The long-awaited trial of a Frenchman accused of killing four people at a Jewish museum in the Belgian capital began Thursday in Brussels. The defendant, Mehdi Nemmouche, also is believed to be among the first European jihadist fighters who returned from the Middle East. 

Mehdi Nemmouche, now 33, appeared in court wearing an orange sweatshirt and flanked by masked police. He is accused of shooting dead four people in under two minutes in 2014, at the Jewish museum in Brussels. He also is believed to be the first jihadist fighter returning from Syria’s battlefields to stage a terrorist attack in Europe.

Suspect arrested in Marseilles

Days after the shootings, Nemmouche was arrested in the southern French city of Marseilles as he got off a bus from Brussels. Police reportedly found weapons in a sports bag he was carrying.

If found guilty, he faces life in prison.

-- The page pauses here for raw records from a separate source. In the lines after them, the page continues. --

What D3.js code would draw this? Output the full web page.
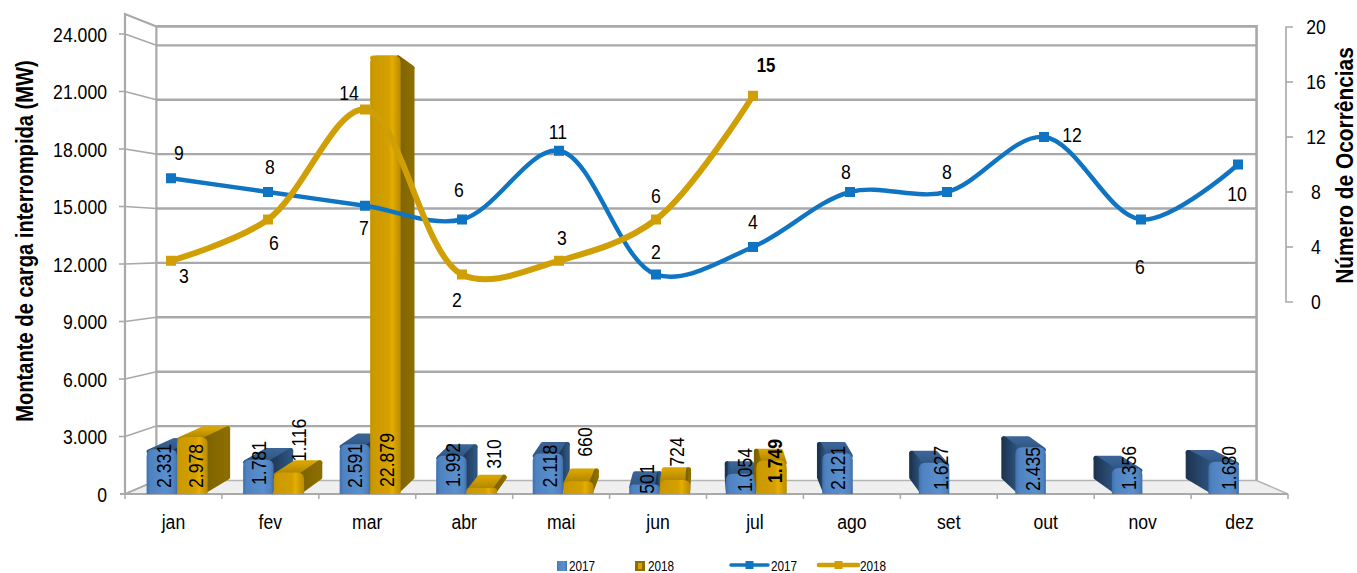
<!DOCTYPE html>
<html><head><meta charset="utf-8">
<script src="https://cdn.jsdelivr.net/npm/d3@7"></script>
<style>
html,body{margin:0;padding:0;background:#fff}
svg{display:block}
text{font-family:"Liberation Sans",Arial,sans-serif;fill:#000}
</style></head><body>
<svg id="c" width="1357" height="573"></svg>
<script>
const months=["jan","fev","mar","abr","mai","jun","jul","ago","set","out","nov","dez"];
const load2017=[2331,1781,2591,1992,2118,501,1054,2121,1627,2435,1356,1680];
const load2018=[2978,1116,22879,310,660,724,1749];
const occ2017=[9,8,7,6,11,2,4,8,8,12,6,10];
const occ2018=[3,6,14,2,3,6,15];
const leftTicks=[0,3000,6000,9000,12000,15000,18000,21000,24000];
const rightTicks=[0,4,8,12,16,20];
// label nudges (layout only)
const lab17=[[-14,-28],[-15,-31],[-16,-28],[-14,-29],[-14,-28],[-13,-15],[-12,-24],[-15,-26],[-9,-26],[-13,-25],[-14,-26],[-10,-26]];
const lab18=[[3,-28],[10,-54],[1,-34],[11,-40],[6,-52],[1,-42],[3,-33]];
const occ17Off=[[8,-26],[2,-26],[-1,22],[-3,-30],[-1,-19],[0,-23],[0,-26],[-4,-21],[0,-21],[28,-3],[-1,47],[-1,29]];
const occ18Off=[[13,15],[6,23],[-16,-17],[-5,25],[3,-23],[0,-24],[13,-31]];

const fmt=d3.format(",");
const ptBr=v=>fmt(v).replace(/,/g,".");
const svg=d3.select("#c");
const L=125,R=1288,floorY=494;
const y=d3.scaleLinear().domain([0,24000]).range([floorY,34]);
const yR=d3.scaleLinear().domain([0,20]).range([302,27]);
const band=d3.scaleBand().domain(months).range([L,R]);
const xPt=d3.scalePoint().domain(months).range([171,1238]);
const vx=706,vy=244,wallK=0.054,barK=0.045,barKY=0.054;
const px=(x,k)=>x+(vx-x)*k, py=(v,k)=>v+(vy-v)*k;
const topFront=14;

const defs=svg.append("defs");
function grad(id,stops,x2=1,y2=0){
  const g=defs.append("linearGradient").attr("id",id).attr("x1",0).attr("y1",0).attr("x2",x2).attr("y2",y2);
  stops.forEach(s=>g.append("stop").attr("offset",s[0]).attr("stop-color",s[1]));
}
grad("bf",[[0,"#3f70ad"],[.12,"#4f82c0"],[.65,"#5a8fce"],[.9,"#4f82bf"],[1,"#3f6ea8"]]);
grad("gf",[[0,"#c49300"],[.12,"#cc9a00"],[.6,"#d4a000"],[.72,"#e6ae05"],[.85,"#cf9c00"],[1,"#b98b00"]]);
grad("bs",[[0,"#1f3654"],[1,"#2f5580"]]);
grad("gs",[[0,"#7d6200"],[1,"#8c6e00"]]);
grad("bt",[[0,"#3a6496"],[1,"#2d5480"]],0,1);
grad("gt",[[0,"#d8a400"],[1,"#a98000"]],0,1);
defs.append("filter").attr("id","soft").attr("x","-5%").attr("y","-5%").attr("width","110%").attr("height","110%")
  .append("feGaussianBlur").attr("stdDeviation",0.6);

// walls
const gridC="#a9a9a9";
const wall=svg.append("g").attr("fill","none").attr("stroke",gridC);
svg.insert("polygon","g").attr("fill","#efefef").attr("stroke","#b5b5b5").attr("stroke-width",1.5)
  .attr("points",[[L,floorY],[R,floorY],[px(R,wallK),py(floorY,wallK)],[px(L,wallK),py(floorY,wallK)]].join(" "));
wall.selectAll("line.g").data(leftTicks.slice(1)).join("line").attr("stroke-width",2.4)
  .attr("x1",px(L,wallK)).attr("x2",px(R,wallK))
  .attr("y1",d=>py(y(d),wallK)).attr("y2",d=>py(y(d),wallK));
wall.selectAll("line.s").data(leftTicks.slice(1)).join("line").attr("stroke-width",1.6)
  .attr("x1",L-6).attr("x2",L).attr("y1",d=>y(d)).attr("y2",d=>y(d));
wall.selectAll("path.s").data(leftTicks).join("path").attr("stroke-width",1.6)
  .attr("d",d=>`M${L},${y(d)}L${px(L,wallK)},${py(y(d),wallK)}`);
const lw=wall.append("g").attr("stroke-width",2.2);
lw.append("path").attr("d",`M${L},${floorY}V${topFront}L${px(L,wallK)},${py(topFront,wallK)}V${py(floorY,wallK)}`);
lw.append("path").attr("d",`M${px(L,wallK)},${py(topFront,wallK)}H${px(R,wallK)}V${py(floorY,wallK)}`).attr("stroke-width",2.6);
// base axis
const base=svg.append("g").attr("stroke","#a9a9a9").attr("fill","none");
base.append("path").attr("stroke-width",1.8).attr("d",`M${L-5},${floorY}H${R}`);
base.selectAll("line").data(d3.range(13)).join("line").attr("stroke-width",1.5)
  .attr("x1",i=>L+i*band.step()).attr("x2",i=>L+i*band.step()).attr("y1",floorY).attr("y2",floorY+5);

// bars
const bw=30.5;
function bar(g,x0,v,c){
  const x1=x0+bw, ty=y(v), by=floorY;
  const dep=(x,yy)=>[px(x,barK),py(yy,barKY)];
  const side=vx<x0 ? x0 : x1;
  const h=by-ty, r=Math.min(7,h/2);
  const pg=(pts,f)=>g.append("polygon").attr("points",pts.join(" ")).attr("fill",f).attr("stroke",f)
     .attr("stroke-width",5).attr("stroke-linejoin","round");
  const s=side, inset=2.5;
  const sx=s===x1?s-inset:s+inset, ox=s===x1?x0+inset:x1-inset;
  pg([[ox,ty+2.5],[sx,ty+2.5],dep(sx,ty+2.5),dep(ox,ty+2.5)],`url(#${c}t)`);
  pg([[sx,ty+2.5],[sx,by-3.5],dep(sx,by-3.5),dep(sx,ty+2.5)],`url(#${c}s)`);
  g.append("path").attr("fill",`url(#${c}f)`)
    .attr("d",`M${x0},${by}V${ty+r}Q${x0},${ty} ${x0+r},${ty}H${x1-r}Q${x1},${ty} ${x1},${ty+r}V${by}Z`);
}
const bars=svg.append("g").attr("filter","url(#soft)");
const bx=m=>band(m)+band.bandwidth()/2+1.5+(vx-(band(m)+band.bandwidth()/2))*0.004;
const order=months.map((m,i)=>i).sort((a,b)=>{
  const da=Math.abs(bx(months[a])-vx),db=Math.abs(bx(months[b])-vx);return db-da;});
order.forEach(i=>{
  const m=months[i],c=bx(m);
  bar(bars,c-bw,load2017[i],"b");
  if(i<load2018.length) bar(bars,c,load2018[i],"g");
});

// lines
const lineGen=a=>d3.line().x((d,i)=>xPt(months[i])).y(d=>yR(d)).curve(d3.curveCatmullRom.alpha(0.5))(a);
[[occ2017,"#0f74c2"],[occ2018,"#cf9f05"]].forEach(([a,col],k)=>{
  const g=svg.append("g");
  g.append("path").attr("d",lineGen(a)).attr("fill","none").attr("stroke",col).attr("stroke-width",k?6:4.4);
  g.selectAll("rect").data(a).join("rect").attr("width",10).attr("height",10)
    .attr("x",(d,i)=>xPt(months[i])-5).attr("y",d=>yR(d)-5).attr("fill",k?"#cf9f05":"#0f74c2");
});

// labels (narrow face emulated by a horizontal squeeze)
const T=svg.append("g");
const NX=0.84, FS=21;
function put(x,yy,s,o={}){
  return T.append("text").attr("transform",`translate(${x},${yy}) ${o.rot?"rotate(-90) ":""}scale(${o.sx||NX},1)`)
   .attr("text-anchor",o.anchor||"middle").attr("dominant-baseline","central")
   .attr("font-size",o.fs||FS).attr("font-weight",o.bold?700:400).text(s);
}
load2017.forEach((v,i)=>{const c=bx(months[i]);put(c+lab17[i][0],floorY+lab17[i][1],ptBr(v),{rot:1});});
load2018.forEach((v,i)=>{const c=bx(months[i]);put(c+bw/2+lab18[i][0],floorY+lab18[i][1],ptBr(v),{rot:1,bold:i===6});});
function nlabel(a,off,boldLast){
  a.forEach((v,i)=>put(xPt(months[i])+off[i][0],yR(v)+off[i][1],v,{bold:boldLast&&i===a.length-1,fs:boldLast&&i===a.length-1?20:FS}));
}
nlabel(occ2017,occ17Off);
nlabel(occ2018,occ18Off,true);

// axes text
leftTicks.forEach(d=>put(107,y(d),d===0?"0":ptBr(d),{anchor:"end"}));
months.forEach(m=>put(band(m)+band.bandwidth()/2,521,m));
rightTicks.forEach(d=>put(1316,yR(d)-1,d));
const ra=svg.append("g").attr("stroke","#a9a9a9").attr("fill","none").attr("stroke-width",1.6);
ra.append("path").attr("d",`M1293,${yR(20)}H1286V${yR(0)}H1293`);
ra.selectAll("line").data(rightTicks.slice(1,-1)).join("line").attr("x1",1286).attr("x2",1293).attr("y1",d=>yR(d)).attr("y2",d=>yR(d));
put(25,241,"Montante de carga interrompida (MW)",{rot:1,bold:1,fs:24,sx:0.84});
put(1345,165.5,"Número de Ocorrências",{rot:1,bold:1,fs:24,sx:0.87});

// legend
const leg=svg.append("g");
const ly=566;
leg.append("rect").attr("x",557).attr("y",ly-5).attr("width",10).attr("height",10).attr("fill","url(#bf)");
leg.append("rect").attr("x",635).attr("y",ly-5).attr("width",10).attr("height",10).attr("fill","#8c6e00");
leg.append("rect").attr("x",638).attr("y",ly-3).attr("width",4).attr("height",6).attr("fill","#d9a400");
[[731,768,"#0f74c2",3.4],[819,858,"#cf9f05",4.6]].forEach(s=>{
  leg.append("line").attr("x1",s[0]).attr("x2",s[1]).attr("y1",ly-1).attr("y2",ly-1).attr("stroke",s[2]).attr("stroke-width",s[3]).attr("stroke-linecap","round");
  leg.append("rect").attr("x",(s[0]+s[1])/2-4).attr("y",ly-5).attr("width",8).attr("height",8).attr("fill",s[2]);
});
[[569,"2017"],[648,"2018"],[771,"2017"],[860,"2018"]].forEach(t=>put(t[0],ly,t[1],{anchor:"start",fs:14}));
</script>
</body></html>
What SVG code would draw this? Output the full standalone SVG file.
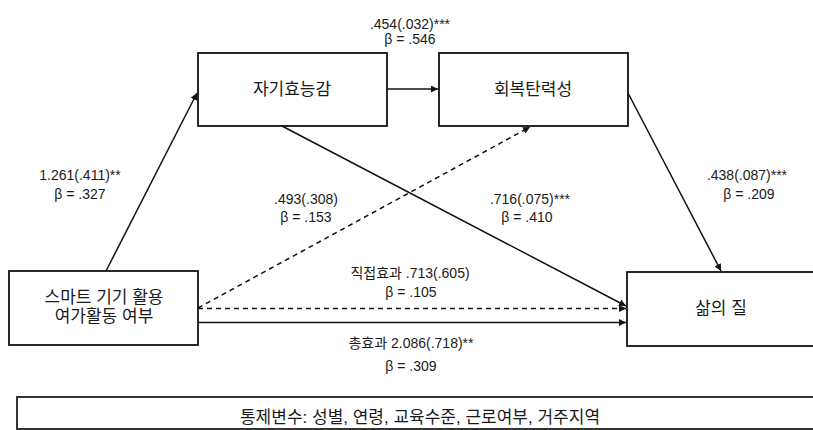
<svg xmlns="http://www.w3.org/2000/svg" width="813" height="430" viewBox="0 0 813 430">
<style>
  .box{fill:#fff;stroke:#111;stroke-width:1.8}
  .ln{fill:none;stroke:#111;stroke-width:1.5}
  .dash{stroke-dasharray:5,4}
  text{font-family:"Liberation Sans","Noto Sans CJK KR",sans-serif;fill:#1a1a1a;text-anchor:middle}
  .node{font-size:17px}
  .lbl{font-size:14px}
</style>
<defs>
  <marker id="ah" viewBox="0 0 10 10" refX="10" refY="5" markerWidth="7" markerHeight="7" markerUnits="userSpaceOnUse" orient="auto">
    <path d="M0,0 L10,5 L0,10 z" fill="#111"/>
  </marker>
</defs>
<rect width="813" height="430" fill="#fff"/>
<g id="connectors">
  <line class="ln" x1="106" y1="271" x2="197" y2="93" marker-end="url(#ah)"/>
  <line class="ln" x1="387" y1="89" x2="438" y2="89" marker-end="url(#ah)"/>
  <line class="ln" x1="282" y1="126" x2="626" y2="306" marker-end="url(#ah)"/>
  <line class="ln dash" x1="198" y1="308" x2="530" y2="127" marker-end="url(#ah)"/>
  <line class="ln" x1="628" y1="93" x2="721" y2="271" marker-end="url(#ah)"/>
  <line class="ln dash" x1="198" y1="308.5" x2="626" y2="308.5" marker-end="url(#ah)"/>
  <line class="ln" x1="198" y1="322.5" x2="626" y2="322.5" marker-end="url(#ah)"/>
</g>
<g id="node-smart">
  <rect class="box" x="9" y="271" width="189" height="74"/>
  <text class="node" x="104" y="303">스마트 기기 활용</text>
  <text class="node" x="104" y="322">여가활동 여부</text>
</g>
<g id="node-selfefficacy">
  <rect class="box" x="198" y="53" width="189" height="73"/>
  <text class="node" x="292" y="95">자기효능감</text>
</g>
<g id="node-resilience">
  <rect class="box" x="439" y="53" width="189" height="73"/>
  <text class="node" x="533" y="95">회복탄력성</text>
</g>
<g id="node-qol">
  <rect class="box" x="627" y="272" width="190" height="74"/>
  <text class="node" x="721" y="314">삶의 질</text>
</g>
<g id="node-controls">
  <rect class="box" x="17" y="397" width="800" height="32" style="stroke:#333;stroke-width:2"/>
  <text class="node" x="420" y="423">통제변수: 성별, 연령, 교육수준, 근로여부, 거주지역</text>
</g>
<g id="labels" class="lbl">
  <text class="lbl" x="410" y="29">.454(.032)***</text>
  <text class="lbl" x="410" y="44">β = .546</text>
  <text class="lbl" x="80" y="180">1.261(.411)**</text>
  <text class="lbl" x="80" y="199">β = .327</text>
  <text class="lbl" x="306" y="204">.493(.308)</text>
  <text class="lbl" x="306" y="222">β = .153</text>
  <text class="lbl" x="530" y="204">.716(.075)***</text>
  <text class="lbl" x="527" y="222">β = .410</text>
  <text class="lbl" x="747" y="180">.438(.087)***</text>
  <text class="lbl" x="749" y="199">β = .209</text>
  <text class="lbl" x="410" y="278">직접효과 .713(.605)</text>
  <text class="lbl" x="411" y="297">β = .105</text>
  <text class="lbl" x="411" y="348">총효과 2.086(.718)**</text>
  <text class="lbl" x="411" y="371">β = .309</text>
</g>
</svg>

Another Frenchman also is on trial for allegedly supplying Nemmouche’s weapons.

Museum director: Trial will help people move on

Jewish Museum director Pascale Alhadeff told reporters the page on the killings will never be fully turned but that this trial, at the very least, will allow people to move past it a bit more and shed light on what happened.

One of Nemmouche’s lawyers, Sebastien Courtoy, said he would prove Nemmouche was not the assailant.

He said allegations of Islamic State involvement and Nemmouche as a lone wolf attacker for the terrorist group simply wouldn’t stick.

Nemmouche previously had been in prison for petty crime and allegedly became radicalized behind bars. French authorities believe he also fought alongside Islamic State in Syria, and was among the jailers of four French journalists held hostage there between 2013 and 2014, along with other Iraqi and Syrian prisoners.

Violent and crafty

One of the four reporters, Didier Francois of Europe 1 Radio, said in an interview with the station that Nemmouche was violent and crafty.

Francois said Nemmouche treated the French reporters badly, like crushing their fingernails, although the treatment paled to the way Nemmouche tortured Iraqi and Syrian prisoners. Francois recalls heading to the toilet in the mornings and stepping over bloody bodies.

Investigators say there are links between Nemmouche and other jihadists who carried out subsequent terrorist attacks in Paris and Brussels. He faces a separate trial in France on charges of holding French hostages in Syria.